Doug Duperrault’s Trailer Camp Woman (also published as Trailer-Camp Girl) is a 1959 sleaze novel belonging to the small but intriguing sub-genre of trailer park sleaze.
Doug Duperrault (1929-2005) worked in a huge variety of jobs and wrote at least twenty-four sleaze novels.
While the 50s is often thought of as a decade of unparalleled prosperity there were in fact severe housing shortages and there were plenty of people who were doing it tough. Trailer parks boomed in response. Since these were somewhat artificial slightly impermanent communities they gained a bit of a reputation for encouraging what was by 1950 standards a relatively free-wheeling attitude towards sex. The reputation may have been partly deserved - they possibly were more sexually liberated than ultra-respectable traditional small town America.
And given the 1950s obsession with sin it’s hardly surprising that publishers and writers recognised an opportunity for tales of trailer camp sexual licentiousness.
Arlene Ford lives in a trailer park with her husband Buddy. It is not a happy marriage. Buddy is quite a bit older than his very attractive young wife and he’s insecure about that and about a whole lot of other things - his inability to provide his wife with a proper house, his failure to get her pregnant after five years of marriage, his steadily increasing waistline and steadily receding hairline and his dodgy heart. Buddy is angry, jealous, possessive, bad-tempered, insensitive and intermittently violent towards Arlene. To top it all off he can’t satisfy Arlene sexually, and Arlene is a passionate woman. Despite all this Arlene has tried to make the marriage work and has never been unfaithful.
Then Arlene meets a handsome young sailor named Corey. He’s very young but he’s kind and gentle. Although he’s desperate to get into Arlene’s pants he won’t pressure her. He’s such a sweet boy that she ends up sleeping with him anyway.
Arlene also meets Agnes and Francie. They Iive in the trailer park and are reputed to be lesbians. Arlene has no idea what lesbians actually do in bed but she figures it might be fun to find out. She sleeps with both Agnes and Francie.
So suddenly the previously faithful Arlene is having three separate affairs all at once. She’s a busy girl.

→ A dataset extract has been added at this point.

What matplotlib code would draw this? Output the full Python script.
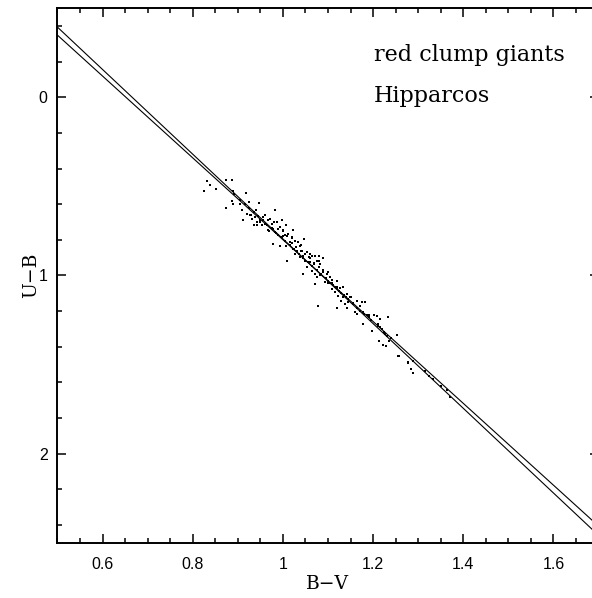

She has one really big problem to worry about. Her psycho ex-fiancé John has started stalking her. She broke off the engagement with him when he tried to rape her. Now he tells her he intends to get from her what he didn’t get five years earlier. He hasn’t quite decided if he’s just going to rape her or if he’s going to kill her afterwards.

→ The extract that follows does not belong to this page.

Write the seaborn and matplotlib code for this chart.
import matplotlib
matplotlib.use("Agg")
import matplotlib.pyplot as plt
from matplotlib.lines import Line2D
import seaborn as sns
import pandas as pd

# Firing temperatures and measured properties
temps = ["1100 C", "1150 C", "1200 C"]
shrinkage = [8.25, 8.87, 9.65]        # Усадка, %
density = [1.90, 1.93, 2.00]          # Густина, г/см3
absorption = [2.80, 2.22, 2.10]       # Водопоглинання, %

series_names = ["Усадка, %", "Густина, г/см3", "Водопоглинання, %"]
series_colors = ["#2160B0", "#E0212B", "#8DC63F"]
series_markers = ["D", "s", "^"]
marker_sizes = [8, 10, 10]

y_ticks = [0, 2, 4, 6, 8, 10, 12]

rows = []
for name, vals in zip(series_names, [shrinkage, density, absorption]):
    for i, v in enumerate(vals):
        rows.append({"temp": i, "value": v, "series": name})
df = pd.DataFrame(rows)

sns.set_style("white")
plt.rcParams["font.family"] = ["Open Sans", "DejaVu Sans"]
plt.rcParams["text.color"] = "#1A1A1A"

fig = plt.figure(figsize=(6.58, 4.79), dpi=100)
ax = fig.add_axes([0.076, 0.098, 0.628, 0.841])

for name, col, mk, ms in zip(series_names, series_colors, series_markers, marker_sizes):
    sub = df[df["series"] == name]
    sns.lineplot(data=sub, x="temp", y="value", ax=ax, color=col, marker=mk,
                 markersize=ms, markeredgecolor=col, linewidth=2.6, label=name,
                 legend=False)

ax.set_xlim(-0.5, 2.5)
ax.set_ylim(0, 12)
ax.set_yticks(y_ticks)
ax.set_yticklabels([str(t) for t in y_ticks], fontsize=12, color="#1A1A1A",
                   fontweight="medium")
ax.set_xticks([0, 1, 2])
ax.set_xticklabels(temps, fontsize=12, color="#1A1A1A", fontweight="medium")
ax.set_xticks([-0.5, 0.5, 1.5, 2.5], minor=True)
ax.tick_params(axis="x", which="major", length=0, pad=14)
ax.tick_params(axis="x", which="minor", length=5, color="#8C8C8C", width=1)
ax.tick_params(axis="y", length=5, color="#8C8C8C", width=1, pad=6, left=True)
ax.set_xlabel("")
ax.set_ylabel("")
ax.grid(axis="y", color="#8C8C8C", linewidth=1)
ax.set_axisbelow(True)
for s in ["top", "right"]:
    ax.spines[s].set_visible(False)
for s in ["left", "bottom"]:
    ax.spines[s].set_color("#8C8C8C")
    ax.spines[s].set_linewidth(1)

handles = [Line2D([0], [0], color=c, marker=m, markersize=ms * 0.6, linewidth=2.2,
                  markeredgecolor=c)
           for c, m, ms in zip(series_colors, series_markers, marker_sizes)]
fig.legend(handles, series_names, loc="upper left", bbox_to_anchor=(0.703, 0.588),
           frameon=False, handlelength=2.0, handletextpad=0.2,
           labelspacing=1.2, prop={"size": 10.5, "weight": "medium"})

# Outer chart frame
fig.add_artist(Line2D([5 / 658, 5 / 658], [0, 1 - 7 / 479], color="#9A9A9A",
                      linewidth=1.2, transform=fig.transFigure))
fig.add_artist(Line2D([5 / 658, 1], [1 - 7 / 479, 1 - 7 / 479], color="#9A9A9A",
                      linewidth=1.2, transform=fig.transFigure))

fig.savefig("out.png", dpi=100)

Arlene’s life has become much too complicated and there are several more twists to come.
Buddy, John and Arlene’s sleazy neighbour Hank are straightforward villains - they’re pigs or sleazebags or psychos. Agnes and Francie are quite sympathetic characters. They’ll chase anything in a skirt but they’re really nice about it.
Arlene is the most interesting character. She’s a mixture of indecisiveness and recklessness. She should have left Buddy two or three years earlier but she didn’t. We can certainly understand her motivations - a hunger for both love and sex. But having now decided to become a sexual adventuress she’s not as discreet about it as she should be.
There’s plenty of sex but not too much in the way of detailed descriptions of the acts. It’s all titillation but it’s done well enough. The essence of sleaze fiction of that era is that it’s mostly a tease - you think you’re going to get more than the book actually delivers in terms of sexual content but Duperrault builds up a nicely overheated atmosphere of sexual frustration and jealousies.
There is some suspense as the drama with psycho John heats up. There’s romance. Arlene really thinks she’s found the man she’s been looking for in Corey.
It’s well-written and well-paced and it’s pretty enjoyable if you like the sleaze genre. In fact I’ll highly recommend it.